Recording protocol

Procedure

The recording process consists of four steps:

Speak in Silence: For a duration of 15 minutes, the participant reads sentences sourced from the French Wikipedia. Each utterance generates a new recording and the transcriptions are preserved.
Quiet in Noise: During 2 minutes and 24 seconds, the participant remains silent in a noisy environment created from the AudioSet samples. These samples have been selected from relevant classes, normalized in loudness, pseudo-spatialized and are played from random directions using a spatialization sphere equipped with 56 loudspeakers.

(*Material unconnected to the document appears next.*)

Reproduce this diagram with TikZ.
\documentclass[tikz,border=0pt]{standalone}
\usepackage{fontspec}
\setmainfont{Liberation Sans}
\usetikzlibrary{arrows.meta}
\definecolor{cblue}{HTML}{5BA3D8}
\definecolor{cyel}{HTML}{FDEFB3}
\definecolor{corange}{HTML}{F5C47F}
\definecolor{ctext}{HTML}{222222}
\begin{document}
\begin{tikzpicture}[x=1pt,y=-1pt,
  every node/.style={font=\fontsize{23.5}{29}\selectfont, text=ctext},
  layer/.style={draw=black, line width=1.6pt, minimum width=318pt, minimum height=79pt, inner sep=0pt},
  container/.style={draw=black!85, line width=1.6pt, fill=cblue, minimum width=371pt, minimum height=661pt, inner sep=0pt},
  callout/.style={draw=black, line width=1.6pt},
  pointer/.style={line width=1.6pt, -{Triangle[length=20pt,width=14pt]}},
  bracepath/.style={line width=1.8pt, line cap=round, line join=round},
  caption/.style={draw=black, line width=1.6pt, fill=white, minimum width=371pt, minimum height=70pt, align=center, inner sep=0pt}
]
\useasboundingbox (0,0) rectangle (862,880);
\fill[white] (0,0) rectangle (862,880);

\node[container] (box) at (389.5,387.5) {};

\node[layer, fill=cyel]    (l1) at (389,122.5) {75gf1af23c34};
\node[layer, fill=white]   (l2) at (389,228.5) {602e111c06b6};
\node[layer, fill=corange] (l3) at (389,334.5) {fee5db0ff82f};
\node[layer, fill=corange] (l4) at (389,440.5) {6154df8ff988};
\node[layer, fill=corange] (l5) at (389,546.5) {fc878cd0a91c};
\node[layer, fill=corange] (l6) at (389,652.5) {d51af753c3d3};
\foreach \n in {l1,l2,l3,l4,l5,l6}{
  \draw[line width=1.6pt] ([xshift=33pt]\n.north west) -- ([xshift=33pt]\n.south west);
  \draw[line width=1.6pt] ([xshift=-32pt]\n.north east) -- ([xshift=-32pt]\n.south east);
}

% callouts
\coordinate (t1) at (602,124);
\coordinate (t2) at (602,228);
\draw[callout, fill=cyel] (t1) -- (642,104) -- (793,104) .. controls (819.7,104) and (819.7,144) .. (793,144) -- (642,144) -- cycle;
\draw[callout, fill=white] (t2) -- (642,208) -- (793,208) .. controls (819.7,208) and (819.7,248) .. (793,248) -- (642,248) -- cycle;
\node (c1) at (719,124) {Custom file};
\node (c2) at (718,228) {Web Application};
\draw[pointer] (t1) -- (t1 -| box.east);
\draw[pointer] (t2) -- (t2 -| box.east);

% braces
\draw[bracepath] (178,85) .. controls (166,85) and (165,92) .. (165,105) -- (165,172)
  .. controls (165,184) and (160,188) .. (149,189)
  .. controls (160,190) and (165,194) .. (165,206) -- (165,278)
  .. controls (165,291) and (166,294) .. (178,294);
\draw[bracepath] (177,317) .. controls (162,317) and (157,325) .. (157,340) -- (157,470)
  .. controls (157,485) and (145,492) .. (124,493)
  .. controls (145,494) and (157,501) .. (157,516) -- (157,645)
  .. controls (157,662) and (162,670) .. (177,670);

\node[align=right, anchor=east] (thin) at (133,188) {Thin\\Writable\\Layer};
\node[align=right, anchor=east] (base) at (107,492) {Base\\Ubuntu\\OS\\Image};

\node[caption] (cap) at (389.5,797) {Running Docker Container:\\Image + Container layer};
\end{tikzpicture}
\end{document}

The objective of this phase is to gather realistic background noises that will be combined with the Speak in Silence recordings to maintain a clean reference.
Quiet in Silence: The procedure is repeated for 54 seconds in complete silence to record solely physiological and microphone noises. These samples can be valuable for tasks such as heart rate tracking or simply analyzing the noise properties of the various microphones.
Speak in Noise: The final phase (54 seconds) will primarily serve to test the different systems (Speech Enhancement, Automatic Speech Recognition, Speaker Identification) that will be developed based on the recordings from the first three phases. This real-world testing will provide valuable insights into the performance and effectiveness of these systems in practical scenarios. The noise was recorded using the ZYLIA ZR-1 Portable Recorder from spatialized scenes and replayed in the spatialization sphere with ambisonic processing.